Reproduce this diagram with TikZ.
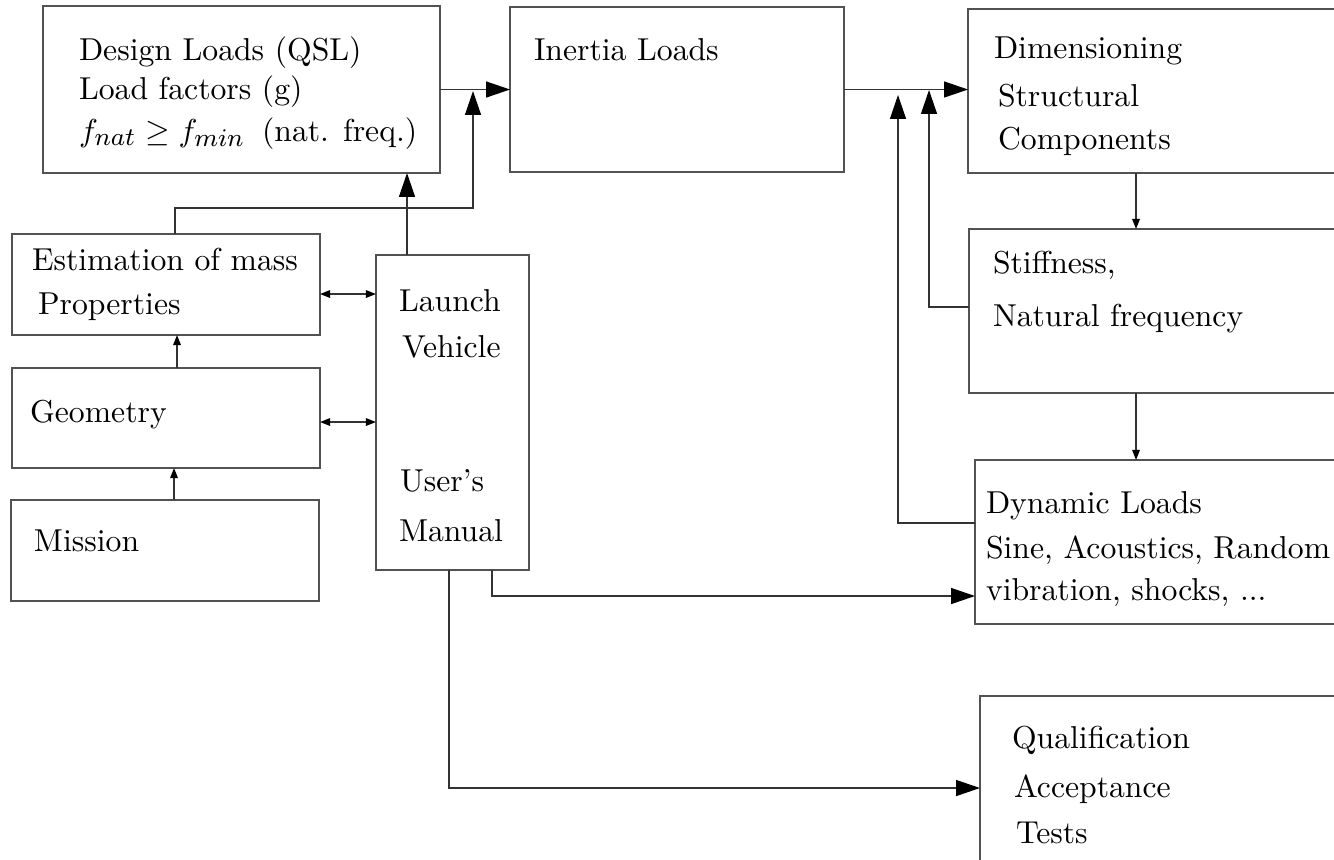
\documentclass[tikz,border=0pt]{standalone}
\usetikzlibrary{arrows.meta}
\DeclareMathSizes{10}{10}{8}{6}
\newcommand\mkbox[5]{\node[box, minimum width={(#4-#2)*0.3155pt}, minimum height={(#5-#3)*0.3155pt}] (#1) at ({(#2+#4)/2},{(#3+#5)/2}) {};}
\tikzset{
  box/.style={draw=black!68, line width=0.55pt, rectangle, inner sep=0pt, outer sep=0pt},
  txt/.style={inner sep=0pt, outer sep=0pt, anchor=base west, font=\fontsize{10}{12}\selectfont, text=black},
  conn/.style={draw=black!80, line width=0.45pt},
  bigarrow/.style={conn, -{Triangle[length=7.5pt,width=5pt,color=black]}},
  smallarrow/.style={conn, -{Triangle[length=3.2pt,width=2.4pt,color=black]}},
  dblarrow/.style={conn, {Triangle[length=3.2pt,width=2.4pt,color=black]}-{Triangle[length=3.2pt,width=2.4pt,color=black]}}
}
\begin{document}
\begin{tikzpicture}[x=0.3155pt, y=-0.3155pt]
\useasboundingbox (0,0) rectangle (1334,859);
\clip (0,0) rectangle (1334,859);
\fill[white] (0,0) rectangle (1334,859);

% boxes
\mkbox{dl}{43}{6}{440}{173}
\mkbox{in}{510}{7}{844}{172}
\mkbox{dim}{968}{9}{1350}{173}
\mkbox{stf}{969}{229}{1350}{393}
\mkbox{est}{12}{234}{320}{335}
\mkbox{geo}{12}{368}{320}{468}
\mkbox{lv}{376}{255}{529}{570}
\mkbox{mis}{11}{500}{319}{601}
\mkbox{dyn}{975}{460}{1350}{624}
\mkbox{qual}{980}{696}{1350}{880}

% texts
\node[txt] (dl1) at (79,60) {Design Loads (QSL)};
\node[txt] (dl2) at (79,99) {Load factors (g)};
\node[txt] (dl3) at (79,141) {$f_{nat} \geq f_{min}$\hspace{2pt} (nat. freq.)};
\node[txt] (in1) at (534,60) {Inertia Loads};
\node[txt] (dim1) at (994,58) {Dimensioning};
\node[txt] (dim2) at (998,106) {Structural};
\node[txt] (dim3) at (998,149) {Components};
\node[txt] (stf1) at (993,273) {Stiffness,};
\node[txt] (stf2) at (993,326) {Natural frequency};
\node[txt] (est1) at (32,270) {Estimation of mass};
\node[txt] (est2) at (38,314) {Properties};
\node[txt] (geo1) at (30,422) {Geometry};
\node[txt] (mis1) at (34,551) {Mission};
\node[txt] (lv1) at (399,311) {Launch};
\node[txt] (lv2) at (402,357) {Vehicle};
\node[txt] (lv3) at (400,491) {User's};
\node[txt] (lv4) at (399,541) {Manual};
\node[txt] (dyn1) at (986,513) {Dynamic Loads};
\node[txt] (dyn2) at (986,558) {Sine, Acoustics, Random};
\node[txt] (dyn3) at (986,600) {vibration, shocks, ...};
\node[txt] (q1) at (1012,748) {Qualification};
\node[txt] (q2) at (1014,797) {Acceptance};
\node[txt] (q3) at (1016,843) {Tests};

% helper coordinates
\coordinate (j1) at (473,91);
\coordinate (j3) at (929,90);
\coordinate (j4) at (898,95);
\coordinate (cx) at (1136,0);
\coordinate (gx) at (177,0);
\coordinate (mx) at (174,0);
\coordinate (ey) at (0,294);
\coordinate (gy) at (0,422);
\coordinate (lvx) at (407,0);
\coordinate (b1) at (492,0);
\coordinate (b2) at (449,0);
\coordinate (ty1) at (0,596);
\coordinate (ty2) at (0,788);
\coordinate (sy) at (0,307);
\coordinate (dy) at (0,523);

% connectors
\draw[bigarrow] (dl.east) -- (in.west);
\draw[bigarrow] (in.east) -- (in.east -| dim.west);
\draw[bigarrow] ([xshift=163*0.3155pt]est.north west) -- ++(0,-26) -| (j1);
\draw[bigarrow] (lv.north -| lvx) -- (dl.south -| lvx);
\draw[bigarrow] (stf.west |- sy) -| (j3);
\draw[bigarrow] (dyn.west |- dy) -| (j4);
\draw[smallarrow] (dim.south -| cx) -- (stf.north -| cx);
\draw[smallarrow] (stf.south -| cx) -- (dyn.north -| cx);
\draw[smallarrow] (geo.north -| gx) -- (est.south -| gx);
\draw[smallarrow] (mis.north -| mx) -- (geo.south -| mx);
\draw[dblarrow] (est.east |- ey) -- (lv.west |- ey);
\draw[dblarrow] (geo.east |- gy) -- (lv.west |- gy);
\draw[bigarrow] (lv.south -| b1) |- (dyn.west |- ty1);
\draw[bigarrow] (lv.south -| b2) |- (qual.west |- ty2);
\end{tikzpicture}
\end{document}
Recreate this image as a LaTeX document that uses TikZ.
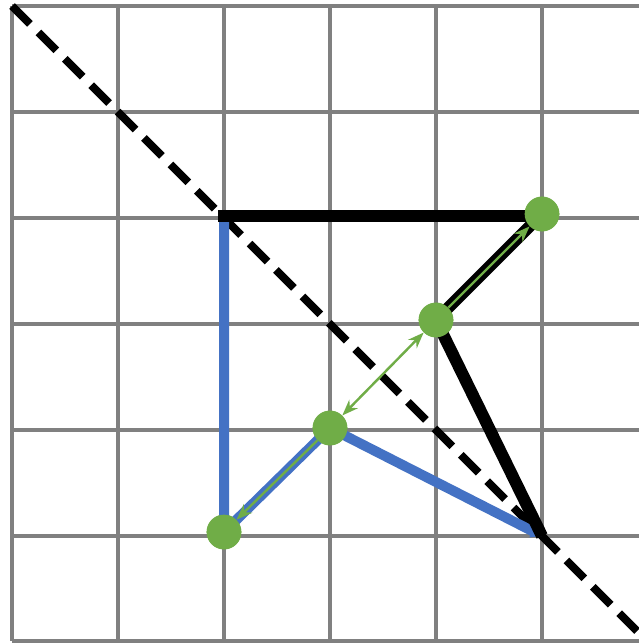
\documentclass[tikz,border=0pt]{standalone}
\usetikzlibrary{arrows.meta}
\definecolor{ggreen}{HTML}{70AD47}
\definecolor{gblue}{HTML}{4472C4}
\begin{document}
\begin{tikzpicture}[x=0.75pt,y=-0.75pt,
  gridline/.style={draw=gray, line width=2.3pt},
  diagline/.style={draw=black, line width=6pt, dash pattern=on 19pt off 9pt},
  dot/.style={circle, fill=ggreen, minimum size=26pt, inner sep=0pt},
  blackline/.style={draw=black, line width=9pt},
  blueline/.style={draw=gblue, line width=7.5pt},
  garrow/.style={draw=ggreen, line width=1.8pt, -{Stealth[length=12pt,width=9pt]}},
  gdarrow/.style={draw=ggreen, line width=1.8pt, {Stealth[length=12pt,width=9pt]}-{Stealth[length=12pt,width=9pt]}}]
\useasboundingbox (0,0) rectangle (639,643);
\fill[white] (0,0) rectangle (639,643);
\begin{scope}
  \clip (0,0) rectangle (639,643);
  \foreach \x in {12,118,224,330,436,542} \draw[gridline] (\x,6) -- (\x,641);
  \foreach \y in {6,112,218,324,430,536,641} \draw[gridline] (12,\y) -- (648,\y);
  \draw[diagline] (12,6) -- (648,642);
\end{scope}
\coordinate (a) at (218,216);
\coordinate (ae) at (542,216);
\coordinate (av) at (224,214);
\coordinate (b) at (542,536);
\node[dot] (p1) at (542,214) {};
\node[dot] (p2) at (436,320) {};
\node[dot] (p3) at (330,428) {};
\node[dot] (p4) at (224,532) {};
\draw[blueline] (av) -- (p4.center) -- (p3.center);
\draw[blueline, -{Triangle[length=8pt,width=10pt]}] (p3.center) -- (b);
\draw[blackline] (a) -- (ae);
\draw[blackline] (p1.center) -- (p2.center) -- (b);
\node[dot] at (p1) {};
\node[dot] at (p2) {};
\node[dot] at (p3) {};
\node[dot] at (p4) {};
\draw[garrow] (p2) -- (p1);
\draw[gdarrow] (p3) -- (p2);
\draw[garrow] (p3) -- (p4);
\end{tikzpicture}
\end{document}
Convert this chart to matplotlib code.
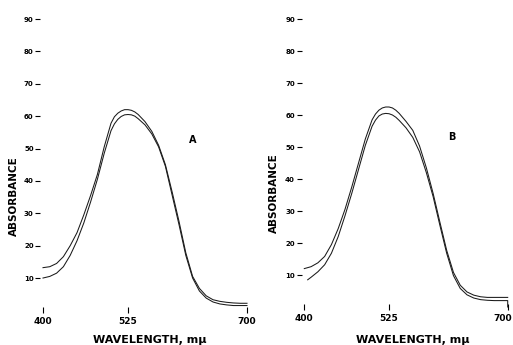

========================================================================

Repeat the material above in full and exactly, apart from the pictures.

Reproduce this diagram with TikZ.
\documentclass[tikz,border=0pt]{standalone}
\usetikzlibrary{arrows.meta}
\DeclareMathSizes{10}{10}{8}{6}
\newcommand\mkbox[5]{\node[box, minimum width={(#4-#2)*0.3155pt}, minimum height={(#5-#3)*0.3155pt}] (#1) at ({(#2+#4)/2},{(#3+#5)/2}) {};}
\tikzset{
  box/.style={draw=black!68, line width=0.55pt, rectangle, inner sep=0pt, outer sep=0pt},
  txt/.style={inner sep=0pt, outer sep=0pt, anchor=base west, font=\fontsize{10}{12}\selectfont, text=black},
  conn/.style={draw=black!80, line width=0.45pt},
  bigarrow/.style={conn, -{Triangle[length=7.5pt,width=5pt,color=black]}},
  smallarrow/.style={conn, -{Triangle[length=3.2pt,width=2.4pt,color=black]}},
  dblarrow/.style={conn, {Triangle[length=3.2pt,width=2.4pt,color=black]}-{Triangle[length=3.2pt,width=2.4pt,color=black]}}
}
\begin{document}
\begin{tikzpicture}[x=0.3155pt, y=-0.3155pt]
\useasboundingbox (0,0) rectangle (1334,859);
\clip (0,0) rectangle (1334,859);
\fill[white] (0,0) rectangle (1334,859);

% boxes
\mkbox{dl}{43}{6}{440}{173}
\mkbox{in}{510}{7}{844}{172}
\mkbox{dim}{968}{9}{1350}{173}
\mkbox{stf}{969}{229}{1350}{393}
\mkbox{est}{12}{234}{320}{335}
\mkbox{geo}{12}{368}{320}{468}
\mkbox{lv}{376}{255}{529}{570}
\mkbox{mis}{11}{500}{319}{601}
\mkbox{dyn}{975}{460}{1350}{624}
\mkbox{qual}{980}{696}{1350}{880}

% texts
\node[txt] (dl1) at (79,60) {Design Loads (QSL)};
\node[txt] (dl2) at (79,99) {Load factors (g)};
\node[txt] (dl3) at (79,141) {$f_{nat} \geq f_{min}$\hspace{2pt} (nat. freq.)};
\node[txt] (in1) at (534,60) {Inertia Loads};
\node[txt] (dim1) at (994,58) {Dimensioning};
\node[txt] (dim2) at (998,106) {Structural};
\node[txt] (dim3) at (998,149) {Components};
\node[txt] (stf1) at (993,273) {Stiffness,};
\node[txt] (stf2) at (993,326) {Natural frequency};
\node[txt] (est1) at (32,270) {Estimation of mass};
\node[txt] (est2) at (38,314) {Properties};
\node[txt] (geo1) at (30,422) {Geometry};
\node[txt] (mis1) at (34,551) {Mission};
\node[txt] (lv1) at (399,311) {Launch};
\node[txt] (lv2) at (402,357) {Vehicle};
\node[txt] (lv3) at (400,491) {User's};
\node[txt] (lv4) at (399,541) {Manual};
\node[txt] (dyn1) at (986,513) {Dynamic Loads};
\node[txt] (dyn2) at (986,558) {Sine, Acoustics, Random};
\node[txt] (dyn3) at (986,600) {vibration, shocks, ...};
\node[txt] (q1) at (1012,748) {Qualification};
\node[txt] (q2) at (1014,797) {Acceptance};
\node[txt] (q3) at (1016,843) {Tests};

% helper coordinates
\coordinate (j1) at (473,91);
\coordinate (j3) at (929,90);
\coordinate (j4) at (898,95);
\coordinate (cx) at (1136,0);
\coordinate (gx) at (177,0);
\coordinate (mx) at (174,0);
\coordinate (ey) at (0,294);
\coordinate (gy) at (0,422);
\coordinate (lvx) at (407,0);
\coordinate (b1) at (492,0);
\coordinate (b2) at (449,0);
\coordinate (ty1) at (0,596);
\coordinate (ty2) at (0,788);
\coordinate (sy) at (0,307);
\coordinate (dy) at (0,523);

% connectors
\draw[bigarrow] (dl.east) -- (in.west);
\draw[bigarrow] (in.east) -- (in.east -| dim.west);
\draw[bigarrow] ([xshift=163*0.3155pt]est.north west) -- ++(0,-26) -| (j1);
\draw[bigarrow] (lv.north -| lvx) -- (dl.south -| lvx);
\draw[bigarrow] (stf.west |- sy) -| (j3);
\draw[bigarrow] (dyn.west |- dy) -| (j4);
\draw[smallarrow] (dim.south -| cx) -- (stf.north -| cx);
\draw[smallarrow] (stf.south -| cx) -- (dyn.north -| cx);
\draw[smallarrow] (geo.north -| gx) -- (est.south -| gx);
\draw[smallarrow] (mis.north -| mx) -- (geo.south -| mx);
\draw[dblarrow] (est.east |- ey) -- (lv.west |- ey);
\draw[dblarrow] (geo.east |- gy) -- (lv.west |- gy);
\draw[bigarrow] (lv.south -| b1) |- (dyn.west |- ty1);
\draw[bigarrow] (lv.south -| b2) |- (qual.west |- ty2);
\end{tikzpicture}
\end{document}
Recreate this image as a LaTeX document that uses TikZ.
\documentclass[tikz,border=0pt]{standalone}
\usetikzlibrary{arrows.meta}
\definecolor{ggreen}{HTML}{70AD47}
\definecolor{gblue}{HTML}{4472C4}
\begin{document}
\begin{tikzpicture}[x=0.75pt,y=-0.75pt,
  gridline/.style={draw=gray, line width=2.3pt},
  diagline/.style={draw=black, line width=6pt, dash pattern=on 19pt off 9pt},
  dot/.style={circle, fill=ggreen, minimum size=26pt, inner sep=0pt},
  blackline/.style={draw=black, line width=9pt},
  blueline/.style={draw=gblue, line width=7.5pt},
  garrow/.style={draw=ggreen, line width=1.8pt, -{Stealth[length=12pt,width=9pt]}},
  gdarrow/.style={draw=ggreen, line width=1.8pt, {Stealth[length=12pt,width=9pt]}-{Stealth[length=12pt,width=9pt]}}]
\useasboundingbox (0,0) rectangle (639,643);
\fill[white] (0,0) rectangle (639,643);
\begin{scope}
  \clip (0,0) rectangle (639,643);
  \foreach \x in {12,118,224,330,436,542} \draw[gridline] (\x,6) -- (\x,641);
  \foreach \y in {6,112,218,324,430,536,641} \draw[gridline] (12,\y) -- (648,\y);
  \draw[diagline] (12,6) -- (648,642);
\end{scope}
\coordinate (a) at (218,216);
\coordinate (ae) at (542,216);
\coordinate (av) at (224,214);
\coordinate (b) at (542,536);
\node[dot] (p1) at (542,214) {};
\node[dot] (p2) at (436,320) {};
\node[dot] (p3) at (330,428) {};
\node[dot] (p4) at (224,532) {};
\draw[blueline] (av) -- (p4.center) -- (p3.center);
\draw[blueline, -{Triangle[length=8pt,width=10pt]}] (p3.center) -- (b);
\draw[blackline] (a) -- (ae);
\draw[blackline] (p1.center) -- (p2.center) -- (b);
\node[dot] at (p1) {};
\node[dot] at (p2) {};
\node[dot] at (p3) {};
\node[dot] at (p4) {};
\draw[garrow] (p2) -- (p1);
\draw[gdarrow] (p3) -- (p2);
\draw[garrow] (p3) -- (p4);
\end{tikzpicture}
\end{document}
Convert this chart to matplotlib code.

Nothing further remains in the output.